Driving can be a liberating experience or a frustrating one depending on the traffic and other drivers on the road. It is not difficult to come across scenes where a woman driver is being yelled at, or a friend is poking fun at a woman driver. These statements seem banal and are often overlooked. But one determined woman decided to challenge this mindset.
Sneha Kamath started the driving school SheCanDrive busting all the stereotypes and helping women, literally, go places. She started teaching women how to drive after she became tired of the ‘lady driver’ jokes. Today, she’s proud of the fact that she’s part of a moment which helps women learn self-reliance.
While many women learn how to drive, very few take the role of instructors. Sneha believes that actions speak louder than words. “When people hear that I teach driving, many mock me as well. It is unheard of. It is mostly men who teach driving. A female training a female is not a good combination according to many people. So there have been many times when people have not believed in my ability but I have trained women in 10 days, leaving people awestruck,” she shares, adding, “I train with a money-back guarantee and people have nothing to lose. But never have I been asked to return the money.”
While learning how to drive, a lot of people commit mistakes, men as well as women, but being a woman, the kind of statements that come one’s way can root from archaic and stereotypical ideas about woman drivers.
“It isgenerally perceived that women do not make for good drivers. To handle such situations, I just tell my students to not give any importance to the one honking behind you. Ignore the slurs and comments and try to remain calm. Rather than focusing on the abuse, focus on the road,” she says.
Many men also approach Sneha to learn driving from her. “While some requests are genuine, there are requests that are just testing my
patience. They call to judge how much I really know. But I don’t teach men because there are a number of driving schools that cater to them and I would rather devote my time teaching women who face a lot of bias while driving,” Sneha explains.
She feels that there is a huge market to be explored and women drivers should utilise this opportunity as they can make a living out of it.

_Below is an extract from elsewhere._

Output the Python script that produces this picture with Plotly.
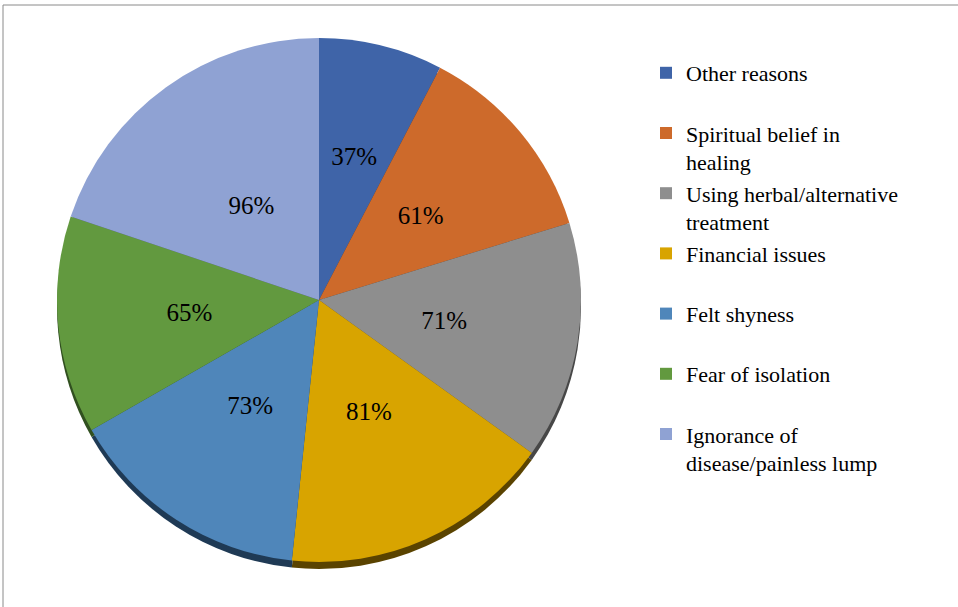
import plotly.graph_objects as go

# Reasons for delayed presentation, in drawing order (clockwise from 12 o'clock)
reasons = [
    "Other reasons",
    "Spiritual belief in<br>healing",
    "Using herbal/alternative<br>treatment",
    "Financial issues",
    "Felt shyness",
    "Fear of isolation",
    "Ignorance of<br>disease/painless lump",
]
percent = [37, 61, 71, 81, 73, 65, 96]

face_colors = ["#3F64A8", "#CD6A2B", "#8E8E8E", "#D8A400", "#4F86BA", "#62993F", "#8FA2D3"]
side_colors = ["#1F3455", "#6A3515", "#474747", "#5A4300", "#1F3A55", "#315020", "#46516A"]

SERIF = "Liberation Serif, Times New Roman, serif"

# Legend entries padded to two lines so every entry takes the same height
legend_names = [r if "<br>" in r else r + "<br> " for r in reasons]

W, H = 958, 607
cx, cy, r = 319, 300, 262
depth = 7
label_r = 0.70 * r   # radius of the transparent pie that carries the value labels


def dom(radius, dy=0):
    return dict(
        x=[(cx - radius) / W, (cx + radius) / W],
        y=[1 - (cy + radius + dy) / H, 1 - (cy - radius + dy) / H],
    )


fig = go.Figure()

# Darker copy underneath, offset down, gives the pie its raised edge
fig.add_trace(go.Pie(
    labels=legend_names, values=percent, sort=False, direction="clockwise", rotation=0,
    marker=dict(colors=side_colors, line=dict(width=0)),
    textinfo="none", hoverinfo="skip", showlegend=False, domain=dom(r, depth),
))

# Pie face
fig.add_trace(go.Pie(
    labels=legend_names, values=percent, sort=False, direction="clockwise", rotation=0,
    marker=dict(colors=face_colors, line=dict(width=0)),
    textinfo="none",
    hovertemplate="%{label}: %{value}%<extra></extra>",
    domain=dom(r),
))

# Value labels, set on a smaller transparent pie so they sit mid-slice
fig.add_trace(go.Pie(
    labels=legend_names, values=percent, sort=False, direction="clockwise", rotation=0,
    marker=dict(colors=["rgba(0,0,0,0)"] * len(percent), line=dict(width=0)),
    texttemplate="%{value}%", textposition="inside", insidetextorientation="horizontal",
    textfont=dict(family=SERIF, size=25, color="black"),
    hoverinfo="skip", showlegend=False, domain=dom(label_r),
))

fig.update_layout(
    width=W, height=H,
    margin=dict(l=0, r=0, t=0, b=0),
    paper_bgcolor="white", plot_bgcolor="white",
    font=dict(family=SERIF, color="black"),
    legend=dict(
        x=646 / W, xanchor="left", y=1 - 52 / H, yanchor="top",
        valign="top", traceorder="normal",
        font=dict(family=SERIF, size=22, color="black"),
        bgcolor="rgba(0,0,0,0)",
    ),
    shapes=[dict(
        type="rect", xref="paper", yref="paper",
        x0=3 / W, x1=1.01, y0=-0.01, y1=1 - 5 / H,
        line=dict(color="#8A8A8A", width=1), fillcolor="rgba(0,0,0,0)", layer="below",
    )],
)

fig.write_html("out.html")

While she trains women to drive for personal purposes, she also wishes that more women took this up commercially.
“I left my job to teach driving and it has been a wonderful experience. So many women approach me to learn driving; we can break all these stereotypes when more women step into these so-called ‘masculine’ roles,” she says.
Sneha has single-handedly trained more than 600 women in a span of five years. She started promoting her services on Snapdeal in the beginning and developed her website once a lot of queries and clients stated coming in. “Once the word got out, I needed no marketing as publicity came by word of mouth,” she explains.
The 42-year-old has been driving since the age of 18 and has driven in all types of terrains across India.